Special ceremony, which remembers the millions who perished in the 1932-33 famine, happens in 2022 in the shadow of the current world events

REGINA - The Legislative Building was the scene Tuesday as a special ceremony was held to commemorate those who lost their lives during the Holodomor.

Members of the Ukrainian community along with government leaders were on hand for the service to commemorate an event the Saskatchewan government has recognized as a genocide. 

The Holodomor was the great famine that took place in the Ukraine in 1932-33.  The event was a man-made famine created by policies of the former Soviet Union, with four million people losing their lives. The word Holodomor is Ukrainian for "extermination by hunger."

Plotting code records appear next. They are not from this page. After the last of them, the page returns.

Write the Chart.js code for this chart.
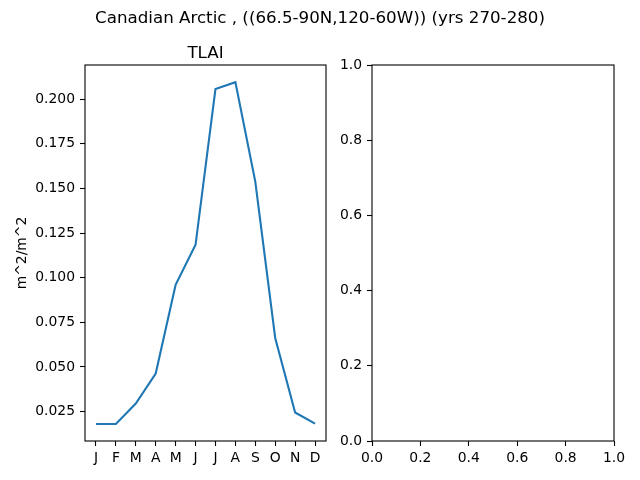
<!DOCTYPE html>
<html>
<head>
<meta charset="UTF-8">
<title>TLAI</title>
<script src="https://cdn.jsdelivr.net/npm/chart.js"></script>
<style>
    body { margin: 0; background: #fff; font-family: 'DejaVu Sans', sans-serif; }
    #wrap { position: relative; width: 640px; height: 480px; }
    canvas { position: absolute; top: 0; }
    .txt { position: absolute; color: #000; font-size: 16.7px; white-space: nowrap; transform: translate(-50%, -50%); }
</style>
</head>
<body>
<div id="wrap">
    <canvas id="left" width="340" height="480" style="left:0;width:340px;height:480px"></canvas>
    <canvas id="right" width="300" height="480" style="left:340px;width:300px;height:480px"></canvas>
    <div class="txt" style="left:320px;top:17px">Canadian Arctic , ((66.5-90N,120-60W)) (yrs 270-280)</div>
    <div class="txt" style="left:205.5px;top:52px">TLAI</div>
</div>
<script>
const months = ["J", "F", "M", "A", "M", "J", "J", "A", "S", "O", "N", "D"];
const tlai = [0.0180, 0.0181, 0.0295, 0.0463, 0.0960, 0.1184, 0.2056, 0.2095, 0.1538, 0.0662, 0.0245, 0.0182];
const yTicks = [0.025, 0.050, 0.075, 0.100, 0.125, 0.150, 0.175, 0.200];
const emptyTicks = [0.0, 0.2, 0.4, 0.6, 0.8, 1.0];

const font = { family: "'DejaVu Sans', sans-serif", size: 13.9 };

// box around plot area, like matplotlib spines
const frame = {
    id: 'frame',
    afterDraw(chart) {
        const a = chart.chartArea, c = chart.ctx;
        c.save();
        c.strokeStyle = '#000';
        c.lineWidth = 1.1;
        c.strokeRect(a.left, a.top, a.right - a.left, a.bottom - a.top);
        c.restore();
    }
};

function axisGrid() {
    return { drawOnChartArea: false, drawTicks: true, tickLength: 5, color: '#000', tickWidth: 1.1 };
}

new Chart(document.getElementById('left'), {
    type: 'line',
    data: {
        datasets: [{
            data: tlai.map((v, i) => ({ x: i, y: v })),
            borderColor: '#1f77b4',
            borderWidth: 2.1,
            pointRadius: 0,
            tension: 0,
            fill: false
        }]
    },
    options: {
        responsive: false,
        animation: false,
        layout: { padding: { left: 0, right: 14, top: 65, bottom: 0 } },
        plugins: { legend: { display: false }, tooltip: { enabled: false } },
        scales: {
            x: {
                type: 'linear',
                min: -0.55, max: 11.55,
                grid: axisGrid(),
                border: { display: false },
                afterBuildTicks: s => { s.ticks = months.map((m, i) => ({ value: i })); },
                afterFit: s => { s.height = 39; },
                ticks: { font: font, color: '#000', padding: 4, maxRotation: 0, autoSkip: false,
                    callback: (v) => months[v] }
            },
            y: {
                min: 0.0085, max: 0.2191,
                grid: axisGrid(),
                border: { display: false },
                afterBuildTicks: s => { s.ticks = yTicks.map(v => ({ value: v })); },
                afterFit: s => { s.width = 85; },
                title: { display: true, text: 'm^2/m^2', font: font, color: '#000', padding: { top: 14, bottom: 0 } },
                ticks: { font: font, color: '#000', padding: 5, callback: v => v.toFixed(3) }
            }
        }
    },
    plugins: [frame]
});

new Chart(document.getElementById('right'), {
    type: 'scatter',
    data: { datasets: [{ data: [] }] },
    options: {
        responsive: false,
        animation: false,
        layout: { padding: { left: 0, right: 26, top: 65, bottom: 0 } },
        plugins: { legend: { display: false }, tooltip: { enabled: false } },
        scales: {
            x: {
                type: 'linear', min: 0, max: 1,
                grid: axisGrid(),
                border: { display: false },
                afterBuildTicks: s => { s.ticks = emptyTicks.map(v => ({ value: v })); },
                afterFit: s => { s.height = 39; },
                ticks: { font: font, color: '#000', padding: 4, maxRotation: 0, callback: v => v.toFixed(1) }
            },
            y: {
                type: 'linear', min: 0, max: 1,
                grid: axisGrid(),
                border: { display: false },
                afterBuildTicks: s => { s.ticks = emptyTicks.map(v => ({ value: v })); },
                afterFit: s => { s.width = 32; },
                ticks: { font: font, color: '#000', padding: 5, callback: v => v.toFixed(1) }
            }
        }
    },
    plugins: [frame]
});
</script>
</body>
</html>
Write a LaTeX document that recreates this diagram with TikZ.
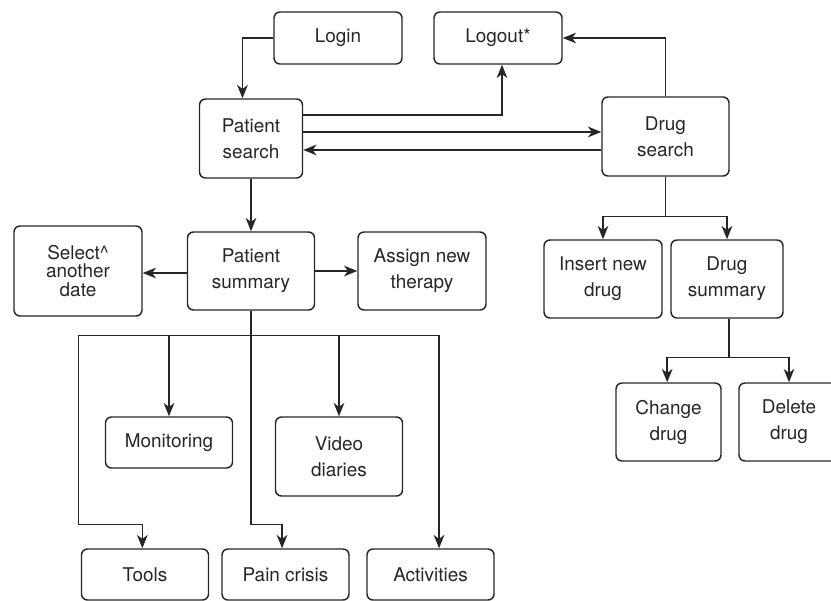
\documentclass[tikz,border=0pt]{standalone}
\usepackage{fontspec}
\setmainfont{TeX Gyre Heros}
\usetikzlibrary{arrows.meta,calc}
\definecolor{ink}{HTML}{262626}
\begin{document}
\begin{tikzpicture}[x=0.75pt,y=-0.75pt,
 box/.style={draw=ink, line width=1.1pt, rounded corners=4.5pt, inner sep=0pt, align=center, text=ink, font=\fontsize{14.2}{19.5}\selectfont},
 arr/.style={draw=ink, line width=1.1pt, -{Stealth[length=10pt,width=8pt,inset=3pt]}},
 ln/.style={draw=ink, line width=1.1pt}]
\useasboundingbox (0,0) rectangle (831,600);
\clip (0,0) rectangle (831,600);
% nodes
\node[box, minimum width=96pt, minimum height=39pt] (login) at (338,38) {Login};
\node[box, minimum width=96pt, minimum height=39pt] (logout) at (498,38) {Logout*};
\node[box, minimum width=77.25pt, minimum height=59.25pt] (psearch) at (251,138.5) {Patient\\search};
\node[box, minimum width=95.25pt, minimum height=59.25pt] (dsearch) at (665.5,136.5) {Drug\\search};
\node[box, minimum width=96pt, minimum height=67.5pt, font=\fontsize{14.2}{14}\selectfont] (select) at (78,271) {Select\textasciicircum\\another\\date};
\node[box, minimum width=95.25pt, minimum height=58.5pt] (psum) at (251,271) {Patient\\summary};
\node[box, minimum width=96pt, minimum height=58.5pt] (assign) at (422,271) {Assign new\\therapy};
\node[box, minimum width=88.5pt, minimum height=58.5pt] (insert) at (603,279) {Insert new\\drug};
\node[box, minimum width=84pt, minimum height=58.5pt] (dsum) at (727,279) {Drug\\summary};
\node[box, minimum width=78.75pt, minimum height=58.5pt] (change) at (668.5,422) {Change\\drug};
\node[box, minimum width=75pt, minimum height=58.5pt] (delete) at (789,422) {Delete\\drug};
\node[box, minimum width=95.25pt, minimum height=38.25pt] (monitor) at (169,442.5) {Monitoring};
\node[box, minimum width=95.25pt, minimum height=59.25pt] (video) at (339,456.5) {Video\\diaries};
\node[box, minimum width=95.25pt, minimum height=38.25pt] (tools) at (145,574.5) {Tools};
\node[box, minimum width=95.25pt, minimum height=38.25pt] (pain) at (285.5,574.5) {Pain crisis};
\node[box, minimum width=95.25pt, minimum height=38.25pt] (activities) at (430.5,574.5) {Activities};
% top connectors
\draw[arr] (login.west) -| ([xshift=-6.4pt]psearch.north);
\coordinate (pa) at ([yshift=17.6pt]psearch.east);
\coordinate (pb) at ([yshift=4.9pt]psearch.east);
\coordinate (pc) at ([yshift=-8.6pt]psearch.east);
\draw[arr] (pa) -| ([xshift=3pt]logout.south);
\draw[arr] (pb) -- (pb -| dsearch.west);
\draw[arr] (pc -| dsearch.west) -- (pc);
\draw[arr] (dsearch.north) |- (logout.east);
\draw[arr] (psearch.south) -- (psum.north);
% drug branch
\coordinate (dj) at ([yshift=-30pt]dsearch.south);
\draw[ln] (dsearch.south) -- (dj);
\draw[arr] (dj) -| (insert.north);
\draw[arr] (dj) -| (dsum.north);
\coordinate (sj) at ([xshift=1.5pt,yshift=-29.25pt]dsum.south);
\draw[ln] ([xshift=1.5pt]dsum.south) -- (sj);
\draw[arr] (sj) -| ([xshift=-1pt]change.north);
\draw[arr] (sj) -| (delete.north);
% patient summary
\draw[arr] ([yshift=-1.5pt]psum.west) -- ([yshift=-1.5pt]psum.west -| select.east);
\draw[arr] (psum.east) -- (assign.west);
\coordinate (pj) at ([yshift=-18.75pt]psum.south);
\coordinate (lx) at ([xshift=-129.4pt]pj);
\coordinate (tb) at ([yshift=18pt]tools.north);
\draw[ln] (psum.south) -- (pj);
\draw[ln] (lx) -- (pj);
\draw[arr] (pj) -| (monitor.north);
\draw[arr] (pj) -| (video.north);
\draw[arr] (pj) -| ([xshift=6.4pt]activities.north);
\draw[arr] (lx) -- (lx |- tb) -| ([xshift=-2pt]tools.north);
\draw[arr] (pj) -- (pj |- tb) -| ([xshift=-2.6pt]pain.north);
\end{tikzpicture}
\end{document}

The Saskatchewan Legislature was the first province to recognize the famine as a genocide on May 7, 2008, followed later that month by the Government of Canada.

The service at the Legislature coincides with Holodomor Memorial Week with a memorial candle to remain lit throughout the week. It was held in advance of International Holodomor day which is this Saturday, Nov. 26.

The ceremonies included the lighting of the candle, a symbolic act in memory of the lives lost. 

That was followed by the laying of wreaths and flowers outside at the “Bitter Memories of Childhood” Holodomor statue to the east of the Legislature.

Government leaders at the ceremony included Premier Scott Moe and MLA Terry Dennis, Legislative Secretary responsible for Saskatchewan-Ukraine Relations, as well as several other MLAs.

The ceremony included addresses from Dennis as well as Elena Krueger, President of the Ukrainian Canadian Congress of Saskatchewan.

They also heard an address from Anastasiia Vasylieva, who was recently displaced from Bakhmut, Ukraine and now lives in Saskatchewan, through her interpreter Oleg Kovalchuk.

The ceremony was a reminder to people of the Holodomor tragedy of 90 years earlier, but it also came at a time when Ukraine was under siege following the invasion by Russia this year. 

In speaking to reporters Vasylieva pointed to the current state of affairs as a reason this day was important to her.

“Today I feel myself more or less very comfortable,” she said. “It is very important for me to tell what is actually happening over there.”

The ceremony also took place one day before the latest flight of displaced Ukrainians to Saskatchewan was set to land in Saskatoon.

Dennis told reporters that this ceremony was “very important, especially in light of what is going on in Ukraine right now with all the war and devastation. Having a madman like Putin back on the scene here again, it’s important we don’t forget the horror that happened in 1932-33 and the millions of people that were starved, and just keep in our memory that we should never forget these people.”